During our Quality, Value, and Patient Advocacy lecture, we revisited the common theme of addressing healthcare costs. In retrospect, medical school really doesn’t drown us with knowledge about the costs of routine complete blood counts, chest x-rays, etc. These “routine tests” are a very real contributor to the cost of healthcare, especially when many are not necessary and could potentially be harmful.
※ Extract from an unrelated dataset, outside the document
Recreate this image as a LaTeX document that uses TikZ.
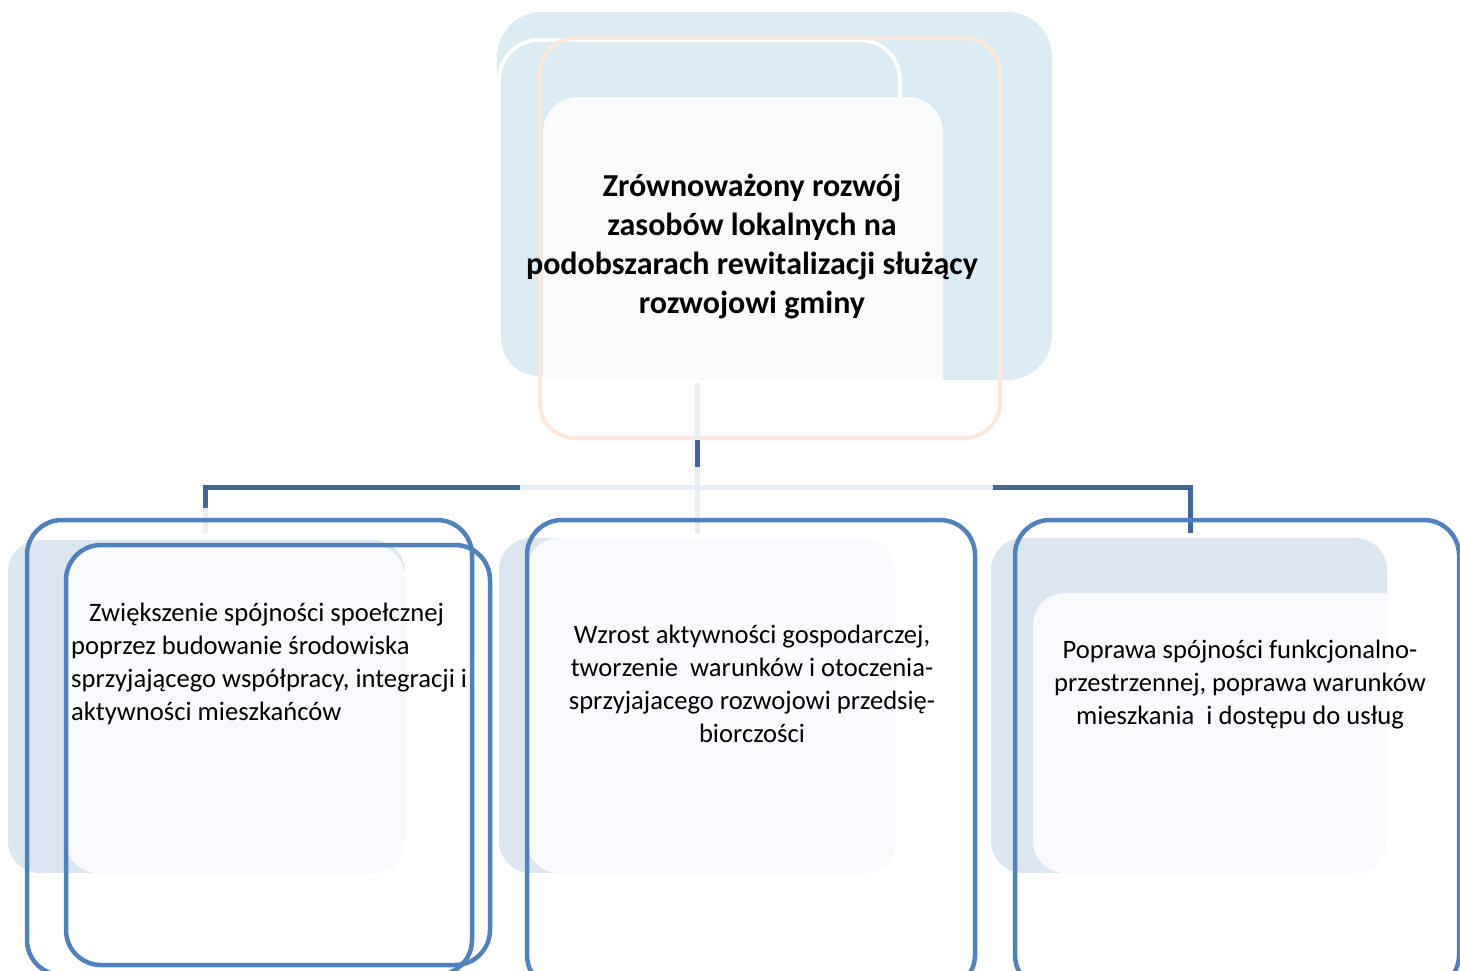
\documentclass[tikz,border=0pt]{standalone}
\usepackage{fontspec}
\setmainfont{Carlito}
\usepackage{tikz}
\usetikzlibrary{calc,positioning}
\definecolor{TopBlue}{HTML}{DAEBF3}
\definecolor{TopWhite}{HTML}{F9FBFC}
\definecolor{Peach}{HTML}{FBE8DA}
\definecolor{PanelBlue}{HTML}{DCE6F1}
\definecolor{PanelWhite}{HTML}{F9FAFD}
\definecolor{BoxBlue}{HTML}{4F81BD}
\definecolor{LinkDark}{HTML}{3F6799}
\definecolor{LinkFaint}{HTML}{E9EDF4}
\def\GoalFont{\fontsize{32}{39}\selectfont\bfseries}
\def\AimFont{\fontsize{26.6}{33}\selectfont}
\tikzset{
	goalbox/.style={align=center,font=\GoalFont,inner sep=0pt},
	aimbox/.style={font=\AimFont,inner sep=0pt},
	aimframe/.style={draw=BoxBlue,line width=4.5pt,rounded corners=35pt},
	linkdark/.style={draw=LinkDark,line width=5pt},
	linkfaint/.style={draw=LinkFaint,line width=5pt}
}

\begin{document}
\begin{tikzpicture}[x=1pt,y=-1pt]
			\useasboundingbox (0,0) rectangle (1460,970);
			% 
			% goal: layered back shapes
			\fill[TopBlue,rounded corners=45pt] (497,12) rectangle (1052,380);
			\draw[fill=TopBlue,draw=white,line width=4pt,rounded corners=40pt] (499,40) rectangle (900,378);
			\fill[TopWhite] (543,380) [rounded corners=35pt] -- (543,97) -- (943,97) [sharp corners] -- (943,380) -- cycle;
			\draw[Peach,line width=4pt,rounded corners=35pt] (540,38) rectangle (1000,438);
			\node[goalbox] (goal) at (752,246) {Zrównoważony rozwój\\ zasobów lokalnych na\\ podobszarach rewitalizacji służący\\ rozwojowi gminy};
			% 
			% connectors
			\coordinate (hub) at (697,383);
			\coordinate (hubm) at (697,487);
			\coordinate (hubd) at (697,533);
			\coordinate (bl) at (205,487);
			\coordinate (br) at (1190,487);
			\coordinate (bld) at (205,533);
			\coordinate (brd) at (1190,533);
			\draw[linkfaint] (hub) -- (hubd);
			\draw[linkdark] ($(hub)!0.55!(hubm)$) -- ($(hub)!0.81!(hubm)$);
			\draw[linkfaint] (bld) -- (bl) -- (br);
			\draw[linkdark,line join=miter] ($(bl)!0.45!(bld)$) -- (bl) -- ($(bl)!0.64!(hubm)$);
			\draw[linkdark,line join=miter] ($(hubm)!0.6!(br)$) -- (br) -- (brd);
			% 
			% aims: back panels
			\fill[PanelBlue,rounded corners=32pt] (8,540) rectangle (405,873);
			\fill[PanelWhite,rounded corners=32pt] (66,545) rectangle (405,873);
			\fill[PanelBlue,rounded corners=32pt] (499,538) rectangle (895,873);
			\fill[PanelWhite,rounded corners=32pt] (527,538) rectangle (895,873);
			\fill[PanelBlue,rounded corners=32pt] (991,538) rectangle (1387,873);
			\fill[PanelWhite] (1387,593) [rounded corners=32pt] -- (1033,593) -- (1033,873) -- (1387,873) [sharp corners] -- cycle;
			% 
			% aims: frames
			\draw[aimframe] (27,520) rectangle (472,975);
			\draw[aimframe] (66,545) rectangle (490,965);
			\draw[aimframe] (527,520) rectangle (975,990);
			\draw[aimframe] (1015,520) rectangle (1459,990);
			% 
			\node[aimbox,align=left,anchor=west] (aim1) at (71,664) {\hspace*{18pt}Zwiększenie spójności spoełcznej\\ poprzez budowanie środowiska\\ sprzyjającego współpracy, integracji i\\ aktywności mieszkańców};
			\node[aimbox,align=center] (aim2) at (752,684) {Wzrost aktywności gospodarczej,\\ tworzenie\ \ warunków i otoczenia-\\ sprzyjajacego rozwojowi przedsię-\\ biorczości};
			\node[aimbox,align=center] (aim3) at (1240,685) {Poprawa spójności funkcjonalno-\\ przestrzennej, poprawa warunków\\ mieszkania\ \ i dostępu do usług};
\end{tikzpicture}
\end{document}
The article lists 37 clinical situations in which ordering a test does not reflect high-value care (see footnote for link to article); the following situations (in no particular order) are ones which I distinctly remember encountering first-hand.1
- Obtaining electrocardiograms to screen for cardiac disease in patients at low to average risk for coronary artery disease
- Obtaining exercise electrocardiogram for screening in low-risk asymptomatic adults
- Measuring brain natriuretic peptide in the initial evaluation of patients with typical findings of heart failure
- Screening for colorectal cancer in adults older than 75 or in adults with a life expectancy of less than 10 years
- Ordering routine preoperative laboratory tests, including complete blood count, liver chemistry tests, and metabolic profiles, in otherwise healthy patients
undergoing elective surgery
- Obtaining CT scans in a patient with pneumonia that is confirmed by chest radiography in the absence of complicating clinical or radiographic features
- Performing an antinuclear antibody test in patients with nonspecific symptoms, such as fatigue and myalgia, or in patients with fibromyalgia
While the article doesn’t take into account the unique circumstances of each patient, it still surprises me how often we do things “just to get a baseline” for a side effect or complication which is exceptionally rare. And defensive medicine certainly doesn’t help the issue.
1. Qaseem, Amir, et al. “Appropriate Use of Screening and Diagnostic Tests to Foster High-Value, Cost-Conscious Care.” Annals of Internal Medicine. 156 (2012): 147-149.